Traditional market research departments are losing its relevance in many companies.  Market research organizational changes varies according to the skills within the company.  It can take the form of rebranding the department to Market Insights or Business Insights and having the roles and responsibilities shifting away from traditional market research.  It could fall at the other extreme where the market research department is eliminated altogether. 

Somewhere during the transition, customer experience leaders are simply picking up the research void.  Customer feedback surveys such as Net Promoter Score which were historically part of market research’s responsibilities are now managed by customer experience professionals.  As more and more traditional research responsibilities are stripped away from market research, it is no wonder that questions are raised on the relevance and longevity of traditional market research roles in our organizations.

Finding Market Research Harmony Within a Customer Driven New World

1.      Market Research Must Learn New Skills

Every function in the modern organization is forced to change and adapt to the new digital and customer driven age. Market Research is no different.

Traditional market research design and processes must adopt to a world that is moving at lightning speeds. No one can wait for weeks or months to get customer feedback anymore.  While longer more complex research projects may still have its place, market researchers must develop more rapid perhaps shorter duration processes. Learn to add value by bringing data from insights to action.

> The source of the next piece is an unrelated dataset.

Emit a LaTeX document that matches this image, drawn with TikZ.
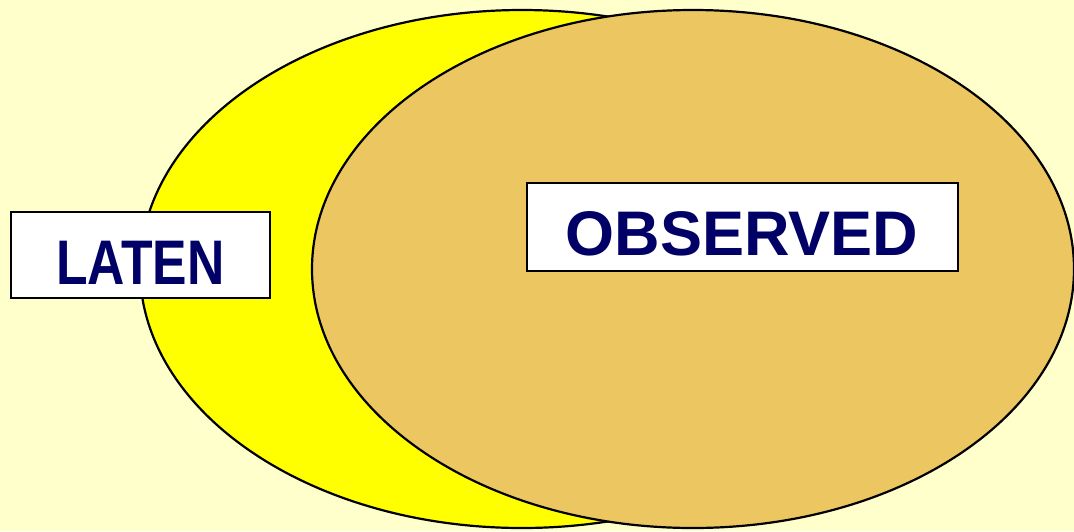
\documentclass[tikz,border=0pt]{standalone}
\usepackage{fontspec}
\setmainfont{Liberation Sans}
\newfontfamily\narrowfont[FakeStretch=0.82]{Liberation Sans}
\definecolor{bgc}{RGB}{255,255,204}
\definecolor{tanc}{RGB}{236,198,96}
\definecolor{yelc}{RGB}{255,255,0}
\definecolor{navy}{RGB}{0,0,102}
\begin{document}
\begin{tikzpicture}[x=1pt,y=-1pt,
  blob/.style={draw=black,line width=2.2pt},
  labelbox/.style={draw=black,line width=1.8pt,fill=white},
  labeltext/.style={text=navy,font=\fontsize{63}{63}\selectfont\bfseries,inner sep=0pt,anchor=base}]
\fill[bgc] (0,0) rectangle (1074,531);
\useasboundingbox (0,0) rectangle (1074,531);
\draw[blob,fill=yelc] (522,269) ellipse [x radius=382,y radius=259];
\draw[blob,fill=tanc] (693,269) ellipse [x radius=381,y radius=259];
\node[labelbox,minimum width=259pt,minimum height=86pt,inner sep=0pt] (latenbox) at (140.5,255) {};
\node[labelbox,minimum width=431pt,minimum height=88pt,inner sep=0pt] (obsbox) at (742.5,227) {};
\node[labeltext,font=\fontsize{63}{63}\selectfont\narrowfont\bfseries] (laten) at (140.5,284) {LATEN};
\node[labeltext] (obs) at (742,255) {OBSERVED};
\end{tikzpicture}
\end{document}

2. Customer Experience Must Learn Market Research Skills

Even if you are not going to do your own customer research, a customer experience professional needs to learn the basics and the mechanics of market research design.  Leverage your market research partner to understand the principles of a good market research design.  Learn the nuances of how changing words in the way a question is asked can affect your results.  Even if you do not have to conduct customer research yourself, you will gain a better understanding of what customers are telling you.